§ **Items**:
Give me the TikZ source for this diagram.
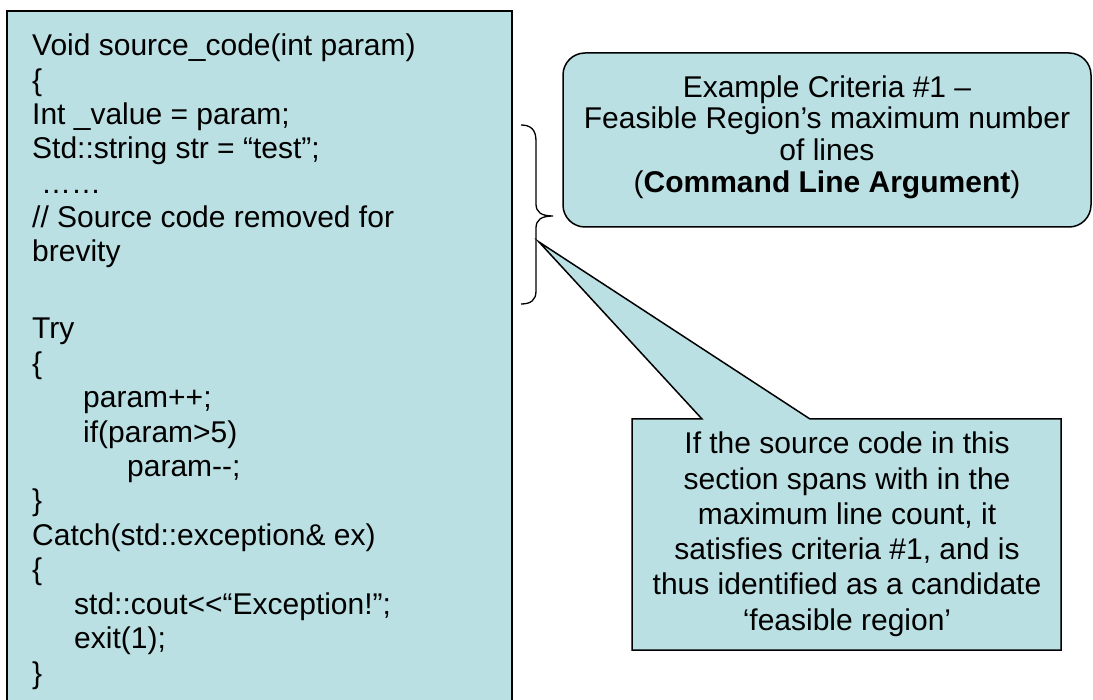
\documentclass[tikz,border=0pt]{standalone}
\usepackage{fontspec}
\setmainfont{Liberation Sans}
\definecolor{panel}{RGB}{187,224,227}
\begin{document}
\begin{tikzpicture}[x=1pt,y=-1pt,
  codeline/.style={anchor=base west,inner sep=0pt,font=\fontsize{30}{34}\selectfont},
  noteline/.style={anchor=base,inner sep=0pt,font=\fontsize{30}{34}\selectfont},
  panelbox/.style={draw=black,line width=1.8pt,fill=panel},
  bracepath/.style={draw=black,line width=1.3pt}]
\useasboundingbox (0,0) rectangle (1093,700);

% source listing panel (runs off the bottom of the page)
\path[panelbox] (7,11) rectangle (512,720);
\node[codeline] (l0)  at (32,56)    {Void source\_code(int param)};
\node[codeline] (l1)  at (32,90.3)  {\{};
\node[codeline] (l2)  at (32,124.6) {Int \_value = param;};
\node[codeline] (l3)  at (32,158.9) {Std::string str = “test”;};
\node[codeline] (l4)  at (41,193.2) {……};
\node[codeline] (l5)  at (32,227.5) {// Source code removed for};
\node[codeline] (l6)  at (32,261.8) {brevity};
\node[codeline] (l8)  at (32,339)   {Try};
\node[codeline] (l9)  at (32,373.4) {\{};
\node[codeline] (l10) at (83,407.8) {param++;};
\node[codeline] (l11) at (83,442.2) {if(param>5)};
\node[codeline] (l12) at (127,476.6){param-{}-;};
\node[codeline] (l13) at (32,511)   {\}};
\node[codeline] (l14) at (32,545.4) {Catch(std::exception\& ex)};
\node[codeline] (l15) at (32,579.8) {\{};
\node[codeline] (l16) at (74,614.2) {std::cout<{}<“Exception!”;};
\node[codeline] (l17) at (74,648.6) {exit(1);};
\node[codeline] (l18) at (32,683)   {\}};

% brace marking the candidate section
\path[bracepath] (521,125) .. controls (531,125) and (536,130) .. (536,141)
  -- (536,204) .. controls (536,212) and (541,216) .. (553,216)
  .. controls (541,216) and (536,220) .. (536,228)
  -- (536,291) .. controls (536,300) and (531,304) .. (521,304);

% criteria panel
\path[panelbox,line width=1.5pt,rounded corners=22pt] (563,53) rectangle (1091,227);
\node[noteline] (c1) at (827,98)  {Example Criteria \#1 –};
\node[noteline] (c2) at (827,129) {Feasible Region’s maximum number};
\node[noteline] (c3) at (827,161) {of lines};
\node[noteline] (c4) at (827,193) {(\textbf{Command Line Argument})};

% speech callout pointing at the brace
\coordinate (tip) at (539,242);
\path[panelbox,line width=1.5pt] (632,419) -- (702,419) -- (tip) -- (810,419)
  -- (1061,419) -- (1061,650) -- (632,650) -- cycle;
\node[noteline] (n1) at (847,454)   {If the source code in this};
\node[noteline] (n2) at (847,489.2) {section spans with in the};
\node[noteline] (n3) at (847,524.4) {maximum line count, it};
\node[noteline] (n4) at (847,559.6) {satisfies criteria \#1, and is};
\node[noteline] (n5) at (847,594.8) {thus identified as a candidate};
\node[noteline] (n6) at (847,630)   {‘feasible region’};
\end{tikzpicture}
\end{document}
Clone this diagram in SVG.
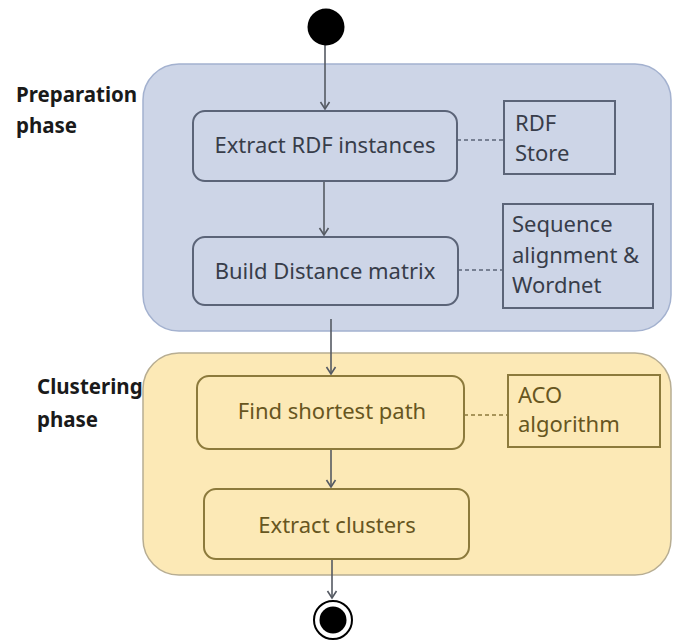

§ **What the exercise asks**: Pictures are excluded; copy all other data exactly as shown.

§ **Task answer**:
Give me the TikZ source for this diagram.
\documentclass[tikz,border=0pt]{standalone}
\usepackage{fontspec}
\setmainfont{Liberation Sans}
\definecolor{panel}{RGB}{187,224,227}
\begin{document}
\begin{tikzpicture}[x=1pt,y=-1pt,
  codeline/.style={anchor=base west,inner sep=0pt,font=\fontsize{30}{34}\selectfont},
  noteline/.style={anchor=base,inner sep=0pt,font=\fontsize{30}{34}\selectfont},
  panelbox/.style={draw=black,line width=1.8pt,fill=panel},
  bracepath/.style={draw=black,line width=1.3pt}]
\useasboundingbox (0,0) rectangle (1093,700);

% source listing panel (runs off the bottom of the page)
\path[panelbox] (7,11) rectangle (512,720);
\node[codeline] (l0)  at (32,56)    {Void source\_code(int param)};
\node[codeline] (l1)  at (32,90.3)  {\{};
\node[codeline] (l2)  at (32,124.6) {Int \_value = param;};
\node[codeline] (l3)  at (32,158.9) {Std::string str = “test”;};
\node[codeline] (l4)  at (41,193.2) {……};
\node[codeline] (l5)  at (32,227.5) {// Source code removed for};
\node[codeline] (l6)  at (32,261.8) {brevity};
\node[codeline] (l8)  at (32,339)   {Try};
\node[codeline] (l9)  at (32,373.4) {\{};
\node[codeline] (l10) at (83,407.8) {param++;};
\node[codeline] (l11) at (83,442.2) {if(param>5)};
\node[codeline] (l12) at (127,476.6){param-{}-;};
\node[codeline] (l13) at (32,511)   {\}};
\node[codeline] (l14) at (32,545.4) {Catch(std::exception\& ex)};
\node[codeline] (l15) at (32,579.8) {\{};
\node[codeline] (l16) at (74,614.2) {std::cout<{}<“Exception!”;};
\node[codeline] (l17) at (74,648.6) {exit(1);};
\node[codeline] (l18) at (32,683)   {\}};

% brace marking the candidate section
\path[bracepath] (521,125) .. controls (531,125) and (536,130) .. (536,141)
  -- (536,204) .. controls (536,212) and (541,216) .. (553,216)
  .. controls (541,216) and (536,220) .. (536,228)
  -- (536,291) .. controls (536,300) and (531,304) .. (521,304);

% criteria panel
\path[panelbox,line width=1.5pt,rounded corners=22pt] (563,53) rectangle (1091,227);
\node[noteline] (c1) at (827,98)  {Example Criteria \#1 –};
\node[noteline] (c2) at (827,129) {Feasible Region’s maximum number};
\node[noteline] (c3) at (827,161) {of lines};
\node[noteline] (c4) at (827,193) {(\textbf{Command Line Argument})};

% speech callout pointing at the brace
\coordinate (tip) at (539,242);
\path[panelbox,line width=1.5pt] (632,419) -- (702,419) -- (tip) -- (810,419)
  -- (1061,419) -- (1061,650) -- (632,650) -- cycle;
\node[noteline] (n1) at (847,454)   {If the source code in this};
\node[noteline] (n2) at (847,489.2) {section spans with in the};
\node[noteline] (n3) at (847,524.4) {maximum line count, it};
\node[noteline] (n4) at (847,559.6) {satisfies criteria \#1, and is};
\node[noteline] (n5) at (847,594.8) {thus identified as a candidate};
\node[noteline] (n6) at (847,630)   {‘feasible region’};
\end{tikzpicture}
\end{document}
Clone this diagram in SVG.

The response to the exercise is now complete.